What a rotten, misbegotten year. And me with a pre-holiday column to write after passing a kidney stone.
2016 brought us more pipeline politics, fentanyl overdose deaths, police shootings, terror attacks, and the biggest buildup of western military and naval forces on the borders of Russia and China since the World War 2.
It’s safe to say the defining moment of 2016 came with an election win for a figure who embodies all that’s fake and fear-mongering in Rome 2.0. I knew our neighbours went through the looking glass early last November, but with the CIA protesting foreign interference in the election of a right-wing president (how ironic is that?) they’re in full Jabberwocky territory.
On the cusp of Christmas, “goodwill toward all men” is looking shaky for an estimated 65 million displaced people, most of them generational jetsam from the Cheney-Bush invasions, NATO destabilization campaigns, and Obama drone wars. Didn’t the Good Book tells us the meek shall inherit the Earth? From where I sit, they’ll be lucky to inherit a month’s worth of rations.
Truth be told, some of the First World meek — the ones raised by helicopter parents and given prizes for participating — have grown to be rather obnoxious lately. Their insistence on university “safe spaces” and the inclusion of trigger warnings in texts is precious enough, but their demand that instructors address students by a whole new range of personal pronouns is worthy of a Kurt Vonnegut plot-line.
So what’s a newspaper scribbler on a deadline to do when trying to extract a ray of seasonal cheer from 2016’s cesspool of dark silliness?
I suppose I could avoid the problem entirely by knocking off a generic piece about the pagan beginnings of Saint Nicholas, and how early 20th century Coca Cola ad campaigns rendered him as the rosy-cheeked, red-and-white-garbed Santa we know today.
I could digress on the astronomical theories that the Star of Bethlehem in the New Testament was actually a comet or supernova. Or rehash the Christmas truce of 1914, when German, French and British forces climbed out of the trenches to mingle and exchange gifts, and in some places have a friendly game of soccer.

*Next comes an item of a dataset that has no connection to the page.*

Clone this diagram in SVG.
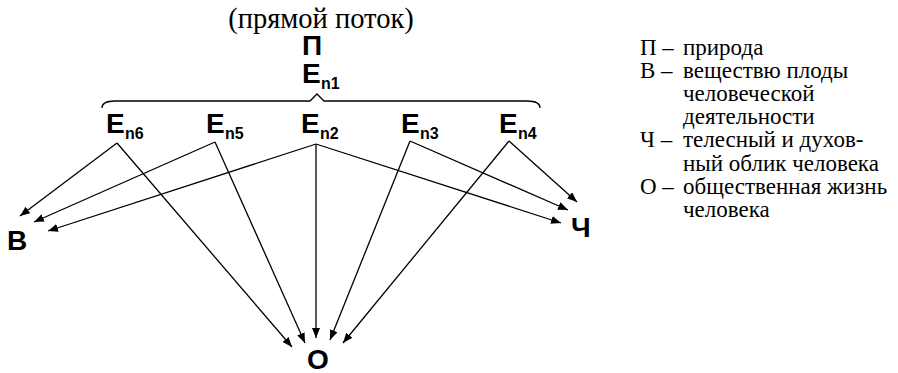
<svg xmlns="http://www.w3.org/2000/svg" width="898" height="373" viewBox="0 0 898 373">
<defs>
<style>
.lbl{font-family:"Liberation Sans",Arial,sans-serif;font-weight:bold;font-size:28px;fill:#000}
.sub{font-family:"Liberation Sans",Arial,sans-serif;font-weight:bold;font-size:16px;fill:#000}
.ser{font-family:"Liberation Serif","Times New Roman",serif;fill:#000}
.leg{font-family:"Liberation Serif","Times New Roman",serif;font-size:23px;fill:#000}
.cn{stroke:#000;stroke-width:1.3;fill:none;marker-end:url(#ah)}
</style>
<marker id="ah" markerUnits="userSpaceOnUse" markerWidth="12" markerHeight="10" refX="10" refY="4" orient="auto">
<path d="M0,0 L10,4 L0,8 Z" fill="#000"/>
</marker>
</defs>
<rect width="898" height="373" fill="#fff"/>
<text class="ser" x="321" y="28" font-size="28.5" text-anchor="middle">(прямой поток)</text>
<g id="P"><text class="lbl" x="302" y="55">П</text></g>
<g id="En1"><text class="lbl" x="302" y="83">E</text><text class="sub" x="321" y="89">n1</text></g>
<path id="brace" d="M102,108 Q102,101 115,101 L310,101 L317,94 L324,101 L527,101 Q540,101 540,108" stroke="#000" stroke-width="1.3" fill="none"/>
<g id="En6"><text class="lbl" x="106" y="133">E</text><text class="sub" x="125" y="139">n6</text></g>
<g id="En5"><text class="lbl" x="206" y="133">E</text><text class="sub" x="225" y="139">n5</text></g>
<g id="En2"><text class="lbl" x="301" y="133">E</text><text class="sub" x="320" y="139">n2</text></g>
<g id="En3"><text class="lbl" x="401" y="133">E</text><text class="sub" x="420" y="139">n3</text></g>
<g id="En4"><text class="lbl" x="499" y="133">E</text><text class="sub" x="518" y="139">n4</text></g>
<g id="V"><text class="lbl" x="7" y="250">В</text></g>
<g id="Ch"><text class="lbl" x="571" y="237">Ч</text></g>
<g id="O"><text class="lbl" x="307" y="369">О</text></g>
<g id="connectors">
<line class="cn" x1="117" y1="143" x2="20" y2="216"/>
<line class="cn" x1="117" y1="143" x2="292" y2="347"/>
<line class="cn" x1="215" y1="142" x2="34" y2="222"/>
<line class="cn" x1="215" y1="142" x2="305" y2="343"/>
<line class="cn" x1="316" y1="144" x2="48" y2="231"/>
<line class="cn" x1="316" y1="144" x2="316" y2="338"/>
<line class="cn" x1="316" y1="144" x2="561" y2="223"/>
<line class="cn" x1="410" y1="141" x2="330" y2="340"/>
<line class="cn" x1="410" y1="141" x2="568" y2="210"/>
<line class="cn" x1="509" y1="141" x2="343" y2="343"/>
<line class="cn" x1="509" y1="141" x2="577" y2="202"/>
</g>
<g id="legend">
<text class="leg" x="640" y="55">П –</text><text class="leg" x="683" y="55">природа</text>
<text class="leg" x="640" y="78">В –</text><text class="leg" x="683" y="78">веществю плоды</text>
<text class="leg" x="683" y="101">человеческой</text>
<text class="leg" x="683" y="124">деятельности</text>
<text class="leg" x="640" y="147">Ч –</text><text class="leg" x="683" y="147">телесный и духов-</text>
<text class="leg" x="683" y="171">ный облик человека</text>
<text class="leg" x="640" y="194">О –</text><text class="leg" x="683" y="194">общественная жизнь</text>
<text class="leg" x="683" y="217">человека</text>
</g>
</svg>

Or I could muse on today’s Consumers for Christ Crusade at shopping malls, and how the entire retail economy hangs precariously on Yuletide potlatch.
How about a short meditation on the passage of time? I remember my parents handing out Christmas gifts from under a tree decorated with the cheap tinsel and plastic ornaments, with me and my sisters bouncing off the walls, gooned on candy canes and shortbread cookies.

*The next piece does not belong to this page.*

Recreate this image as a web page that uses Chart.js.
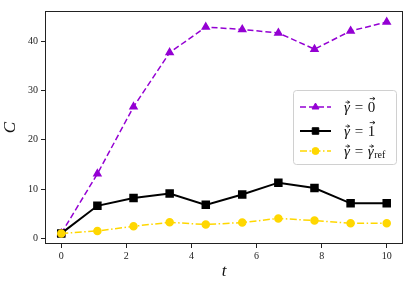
<!doctype html>
<html>
<head>
    <meta charset="UTF-8"/>
    <title>Chart</title>
    <style type="text/css">
        body{ margin:0; background:#fff; }
        .chartBox{ width:415px; height:288px; }
    </style>
</head>
<body>
    <div class="chartBox">
        <canvas id="myChart" width="415" height="288"></canvas>
    </div>

    <script src="https://cdn.jsdelivr.net/npm/chart.js"></script>

    <script>
        const tValues = [0, 1.11, 2.22, 3.33, 4.44, 5.56, 6.67, 7.78, 8.89, 10];
        const gammaZero = [1.0, 13.1, 26.7, 37.7, 42.9, 42.4, 41.7, 38.4, 42.1, 43.9];
        const gammaOne = [1.0, 6.6, 8.2, 9.1, 6.8, 8.9, 11.3, 10.2, 7.1, 7.1];
        const gammaRef = [1.0, 1.5, 2.45, 3.25, 2.8, 3.2, 4.05, 3.6, 3.05, 3.05];
        const xTicks = [0, 2, 4, 6, 8, 10];
        const yTicks = [0, 10, 20, 30, 40];

        const serif = '"Liberation Serif", "DejaVu Serif", serif';

        function toPoints(ys) {
            return ys.map((y, i) => ({ x: tValues[i], y: y }));
        }

        // draws a letter with a small arrow over it, returns width
        function drawVec(ctx, ch, x, y, font, size, high) {
            ctx.font = font;
            const w = ctx.measureText(ch).width;
            ctx.fillText(ch, x, y);
            const top = y - size * (high ? 0.86 : 0.62);
            const x0 = x + w * 0.25, x1 = x + w * 0.95;
            ctx.save();
            ctx.lineWidth = 0.8;
            ctx.beginPath();
            ctx.moveTo(x0, top);
            ctx.lineTo(x1, top);
            ctx.moveTo(x1 - 2.2, top - 1.5);
            ctx.lineTo(x1, top);
            ctx.lineTo(x1 - 2.2, top + 1.5);
            ctx.stroke();
            ctx.restore();
            return w;
        }

        const boxPlugin = {
            id: 'box',
            afterDraw(chart) {
                const ctx = chart.ctx, a = chart.chartArea;
                ctx.save();
                ctx.strokeStyle = '#222';
                ctx.lineWidth = 1;
                ctx.strokeRect(a.left + 0.5, a.top + 0.5, a.right - a.left - 1, a.bottom - a.top - 1);
                ctx.restore();
            }
        };

        const legendPlugin = {
            id: 'mathLegend',
            afterDraw(chart) {
                const ctx = chart.ctx;
                const bx = 293, by = 90, bw = 103, bh = 74;
                ctx.save();
                ctx.beginPath();
                ctx.roundRect(bx + 0.5, by + 0.5, bw, bh, 3);
                ctx.fillStyle = 'rgba(255,255,255,0.8)';
                ctx.fill();
                ctx.strokeStyle = '#d0d0d0';
                ctx.lineWidth = 1;
                ctx.stroke();

                const rows = [107, 131, 151];
                chart.data.datasets.forEach((ds, i) => {
                    const y = rows[i];
                    ctx.strokeStyle = ds.borderColor;
                    ctx.lineWidth = ds.borderWidth;
                    ctx.setLineDash(ds.borderDash || []);
                    ctx.beginPath();
                    ctx.moveTo(300, y);
                    ctx.lineTo(331, y);
                    ctx.stroke();
                    ctx.setLineDash([]);
                    ctx.fillStyle = ds.pointBackgroundColor;
                    ctx.strokeStyle = ds.pointBorderColor;
                    ctx.lineWidth = 1;
                    Chart.helpers.drawPoint(ctx, {
                        pointStyle: ds.pointStyle,
                        radius: ds.pointRadius,
                        borderWidth: 1
                    }, 315.5, y);

                    // label
                    ctx.fillStyle = '#111';
                    ctx.strokeStyle = '#111';
                    ctx.textBaseline = 'alphabetic';
                    const base = y + 4.5;
                    const it = 'italic 15px ' + serif;
                    const rm = '15px ' + serif;
                    let x = 344;
                    x += drawVec(ctx, 'γ', x, base, it, 15, false);
                    ctx.font = rm;
                    ctx.fillText(' = ', x + 1, base);
                    x += ctx.measureText(' = ').width + 2;
                    if (i === 0) {
                        drawVec(ctx, '0', x, base, rm, 15, true);
                    } else if (i === 1) {
                        drawVec(ctx, '1', x, base, rm, 15, true);
                    } else {
                        x += drawVec(ctx, 'γ', x, base, it, 15, false);
                        ctx.font = '10px ' + serif;
                        ctx.fillText('ref', x + 0.5, base + 2.5);
                    }
                });
                ctx.restore();
            }
        };

        const data = {
            datasets: [
                {
                    label: 'gamma = 0',
                    data: toPoints(gammaZero),
                    borderColor: '#9400D3',
                    backgroundColor: '#9400D3',
                    pointBackgroundColor: '#9400D3',
                    pointBorderColor: '#9400D3',
                    borderWidth: 1.5,
                    borderDash: [6, 3],
                    pointStyle: 'triangle',
                    pointRadius: 4,
                    order: 3
                },
                {
                    label: 'gamma = 1',
                    data: toPoints(gammaOne),
                    borderColor: '#000000',
                    backgroundColor: '#000000',
                    pointBackgroundColor: '#000000',
                    pointBorderColor: '#000000',
                    borderWidth: 2,
                    pointStyle: 'rect',
                    pointRadius: 4.6,
                    order: 2
                },
                {
                    label: 'gamma = ref',
                    data: toPoints(gammaRef),
                    borderColor: '#FFD700',
                    backgroundColor: '#FFD700',
                    pointBackgroundColor: '#FFD700',
                    pointBorderColor: '#FFD700',
                    borderWidth: 1.5,
                    borderDash: [7, 2.5, 1.5, 2.5],
                    pointStyle: 'circle',
                    pointRadius: 3.5,
                    order: 1
                }
            ]
        };

        const config = {
            type: 'line',
            data: data,
            plugins: [boxPlugin, legendPlugin],
            options: {
                responsive: false,
                animation: false,
                layout: { padding: { top: 11, right: 12, left: 0, bottom: 0 } },
                elements: { line: { tension: 0 }, point: { hoverRadius: 4 } },
                plugins: {
                    legend: { display: false },
                    tooltip: { enabled: false }
                },
                scales: {
                    x: {
                        type: 'linear',
                        min: -0.5,
                        max: 10.5,
                        afterBuildTicks: (s) => { s.ticks = xTicks.map(v => ({ value: v })); },
                        afterFit: (s) => { s.height = 44; },
                        grid: {
                            drawOnChartArea: false,
                            drawTicks: true,
                            tickLength: 4,
                            color: '#222'
                        },
                        border: { display: false },
                        ticks: {
                            color: '#222',
                            font: { family: serif, size: 10 },
                            padding: 2,
                            maxRotation: 0
                        },
                        title: {
                            display: true,
                            text: 't',
                            color: '#111',
                            font: { family: serif, size: 17, style: 'italic' },
                            padding: { top: 0, bottom: 6 }
                        }
                    },
                    y: {
                        min: -1.15,
                        max: 46.15,
                        afterBuildTicks: (s) => { s.ticks = yTicks.map(v => ({ value: v })); },
                        afterFit: (s) => { s.width = 45; },
                        grid: {
                            drawOnChartArea: false,
                            drawTicks: true,
                            tickLength: 4,
                            color: '#222'
                        },
                        border: { display: false },
                        ticks: {
                            color: '#222',
                            font: { family: serif, size: 10 },
                            padding: 3
                        },
                        title: {
                            display: true,
                            text: 'C',
                            color: '#111',
                            font: { family: serif, size: 17, style: 'italic' },
                            padding: { top: 0, bottom: 6 }
                        }
                    }
                }
            }
        };

        const myChart = new Chart(document.getElementById('myChart'), config);
    </script>
</body>
</html>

Thanks to my parents, I learned that time is not just linear but cyclic: holidays return like comets, lighting up the drab passage of days.
Ceremony is important in whatever form we observe it, as Christians, Jews, Muslims, Hindus, Buddhists, Taoists, Wiccans, agnostics, atheists, or whatever. Annual traditions are cultural efforts to tame time.
Old Man Chronos eventually wins, of course. My parents died ignobly and terribly a few years back. When their son and daughters follow them into the earth we will take our memories of them with us. Our parents will then be truly gone.
Not to bum you out with the bleeding obvious, dear reader, but every one of us comes into being and then vanishes from this realm like fragments from a dream. Even the pyramids will be consumed by stellar fire at some point. We and all our creations are — to use a term cribbed from Ecclesiastes by the ’70s rock band Kansas — “dust in the wind.”
And damn improbable dust at that. The number of potential human beings, calculated from possible genetic combinations, far exceeds the number of subatomic particles in the universe. People pop into the world of appearances with best-before dates — so why shouldn’t we reciprocally honour our cosmically unique and unrepeatable existence?
Given our short stretch here, does it not make sense to treat others as one would wish to be treated ourselves? To choose the power of love over the love of power? And in a world spinning out of control, to extend universal compassion beyond the holiday season?
Just asking a few big questions, while trying to figure out what sort of holiday column to write.